Scouting Program is Not a Product
1/4/2005 - In Clarence Hobbs v. Boy Scouts of America, Inc., et al. (Mo. App. W.D. 2004) # 63342, the plaintiff took a novel approach to attempt recovery. The plaintiff attempted to make a product liability case against the Boy Scouts of America, Inc. The theory was that the "Scouting Program" was a "product" under product liability laws. The theory failed.
Clarence Hobbs, the plaintiff, was a former participant in boy scouts who claimed he was sexually molested by Earl Fleer, an assistant scout master. Mr. Hobbs pled that the "Scouting Program" was a "product" pursuant to product liability law and sought recovery under a theory of strict liability for the defective product. Mr. Hobbs also asserted that he was entitled to recovery under a theory of strict liability for failure to warn of an unreasonable risk.
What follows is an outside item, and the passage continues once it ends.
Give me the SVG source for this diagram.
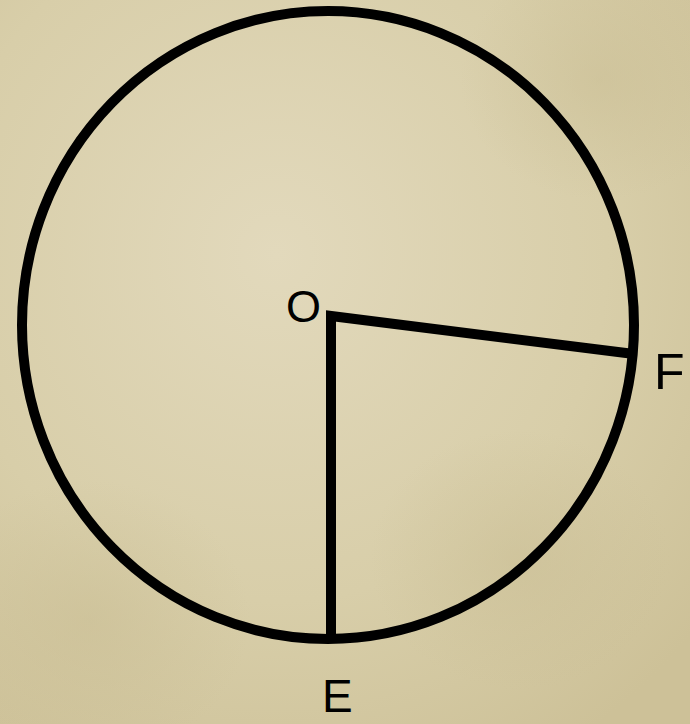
<svg xmlns="http://www.w3.org/2000/svg" width="690" height="724" viewBox="0 0 690 724">
<defs>
<radialGradient id="bg" cx="0.4" cy="0.35" r="0.8">
<stop offset="0" stop-color="#e2d9bc"/>
<stop offset="0.6" stop-color="#d8cea9"/>
<stop offset="1" stop-color="#cdc198"/>
</radialGradient>
<radialGradient id="sp1" cx="0.5" cy="0.5" r="0.5">
<stop offset="0" stop-color="#c9bd93" stop-opacity="0.5"/>
<stop offset="1" stop-color="#c9bd93" stop-opacity="0"/>
</radialGradient>
<style>
.ln{fill:none;stroke:#000;stroke-width:10;stroke-linecap:butt}
.lbl{font-family:"Liberation Sans",Arial,sans-serif;fill:#000}
</style>
</defs>
<rect width="690" height="724" fill="url(#bg)"/>
<ellipse cx="90" cy="620" rx="160" ry="140" fill="url(#sp1)"/>
<ellipse cx="600" cy="80" rx="140" ry="120" fill="url(#sp1)"/>
<ellipse cx="520" cy="560" rx="150" ry="130" fill="url(#sp1)"/>
<g id="circle">
<ellipse class="ln" cx="328" cy="325" rx="306" ry="314"/>
</g>
<g id="connectors">
<polyline class="ln" points="331,640 331,316 634,354" stroke-linejoin="miter"/>
</g>
<g id="O"><text class="lbl" x="286" y="322" font-size="45">O</text></g>
<g id="F"><text class="lbl" x="654" y="389" font-size="50">F</text></g>
<g id="E"><text class="lbl" x="322" y="712" font-size="46">E</text></g>
</svg>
The trial court granted summary judgment.
On appeal, the Missouri Court of Appeals, Western District, affirmed the trial courts findings that the "Scouting Program" was not a "product" under product liability law. The court noted that the defendants relied upon section 19(a) of the Restatement (Third) of Torts: Product Liability which defines a product as "tangible personal property distributed commercially for use or consumption."
The court determined that the "Scouting Program" was a service and not a "product." While the plaintiffs cited statements from scout leaders in other jurisdictions that purportedly testified that scouting was a product and that the Boy Scout organization does not provide a "service," the court determine that these were not judicial authorities and should not be relied upon. The court commented: "These statements fall short of a judicial adjudication that scouting is a product within the meaning of product liability laws."
The court held that the "Scouting Program" was not a product and therefore the theories of strict product liability asserted on behalf of the plaintiff could not support a recovery.